Siang Lu wins 2025 Miles Franklin Literary Award for his novel Ghost Cities

Siang Lu photo by Andreas Weiss Ghost Cities courtesy of University of Queensland PressFirst-time shortlistee Siang Lu has won the 2025 Miles Franklin Literary Award for his novel, Ghost Cities – a bold and satirical reimagining of Australian storytelling.

“I am honoured beyond belief, and beyond words. I didn’t dare dream of this. It didn’t seem possible. My most heartfelt thanks to Perpetual as trustee for the Miles Franklin Literary Award estate, the Copyright Agency, my publisher Aviva Tuffield and the wonderful team at UQP, and my agent Brendan Fredericks,” said Siang Lu.

Established through the will of My Brilliant Career author, Stella Miles Franklin, for the “advancement, improvement and betterment of Australian literature,” the Miles Franklin Literary Award recognises a novel of “the highest literary merit” that presents “Australian life in any of its phases.” Perpetual serves as Trustee for the Award.

“Miles Franklin established this Award to celebrate literature that reflects the evolving spirit of Australian life.

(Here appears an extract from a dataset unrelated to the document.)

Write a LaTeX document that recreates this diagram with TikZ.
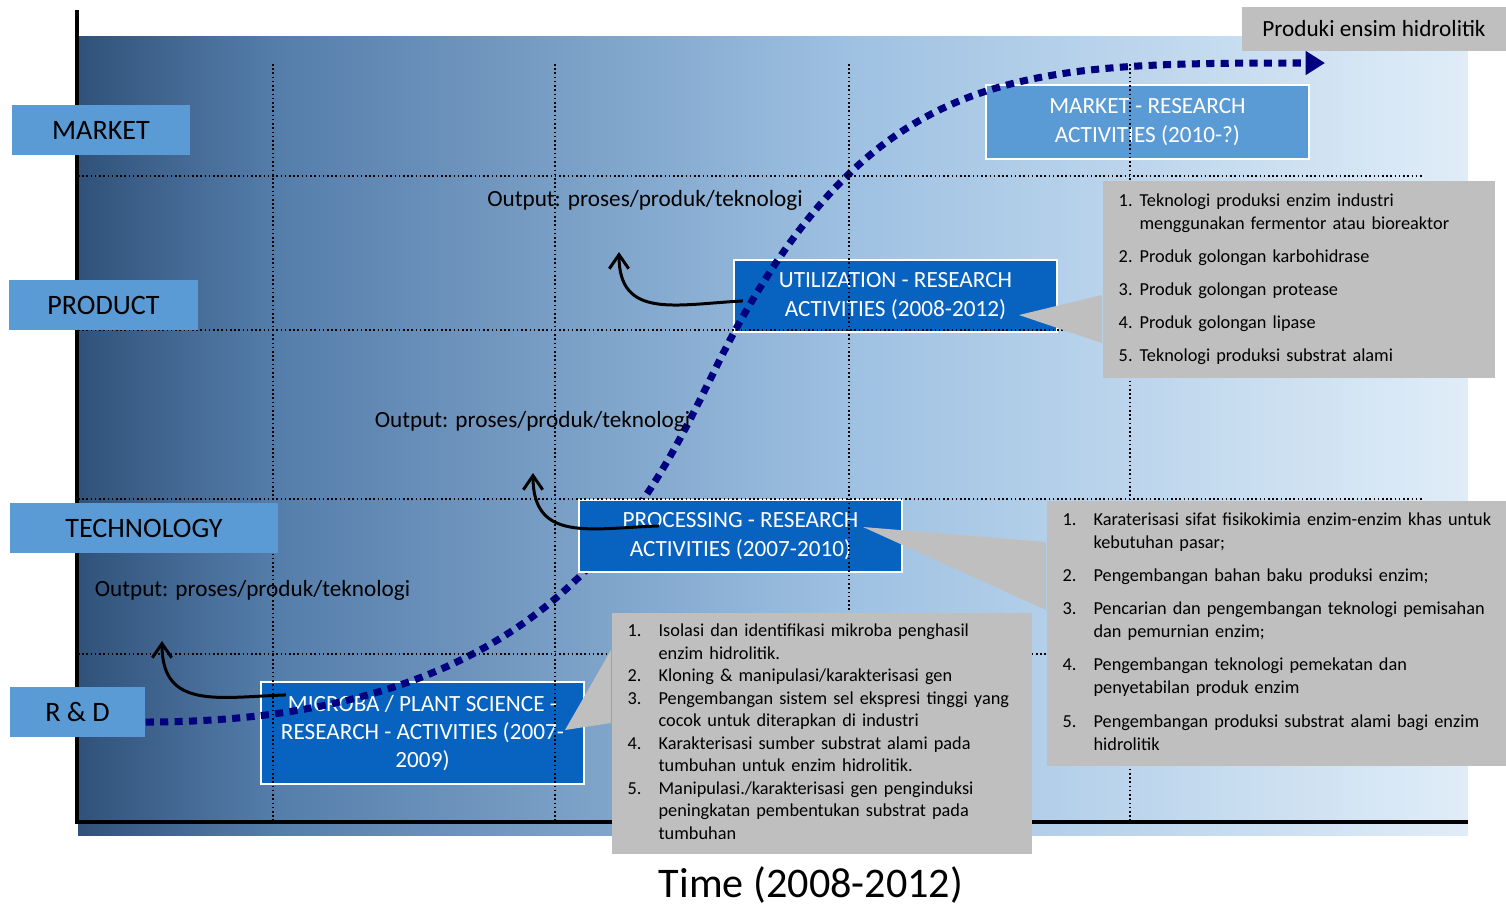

In Ghost Cities, Siang Lu not only captures the complexities of identity and belonging but also redefines what Australian literature can be,” said Perpetual’s National Manager – Philanthropy & Non Profit Services, Community, Social and ESG Investment, Jane Magor.

“His win is a powerful reminder that our stories are ever-changing – and that the literary tradition Miles Franklin envisioned continues to grow in daring and unexpected ways.”

Siang’s novel was chosen from a shortlist that included Chinese Postman by Brian Castro (Giramondo Publishing), Theory & Practice by Michelle de Kretser (Text Publishing), Dirt Poor Islanders by Winnie Dunn (Hachette Australia), Compassion by Julie Janson (Magabala Books) and Highway 13 by Fiona McFarlane (Allen & Unwin). Siang will receive $60,000 in prize money.

When describing this year’s winning novel, the judges said, “Siang Lu’s Ghost Cities is at once a grand farce and a haunting meditation on diaspora. Sitting within a tradition in Australian writing that explores failed expatriation and cultural fraud, Lu’s novel is also something strikingly new,” they said.

“In Ghost Cities, the Sino-Australian imaginary appears as a labyrinthine film-set, where it is never quite clear who is performing and who is directing. Shimmering with satire and wisdom, and with an absurdist bravura, Ghost Cities is a genuine landmark in Australian literature.”

The 2025 judging panel comprises Richard Neville, Mitchell Librarian of the State Library of NSW and Chair; literary scholar, A/Prof Jumana Bayeh; literary scholar and translator, Dr Mridula Nath Chakraborty; literary scholar and author, Prof Tony Hughes-d’Aeth; and author and literary scholar, Prof Hsu-Ming Teo.

First awarded in 1957, past winners of the Miles Franklin Literary Award have included Patrick White, Randolph Stow, Ruth Park, Thea Astley, Tim Winton, Peter Carey, Anna Funder, Michelle de Kretser, Melissa Lucashenko, Tara June Winch, Amanda Lohrey,  Jennifer Down, Shankari Chandran and Alexis Wright.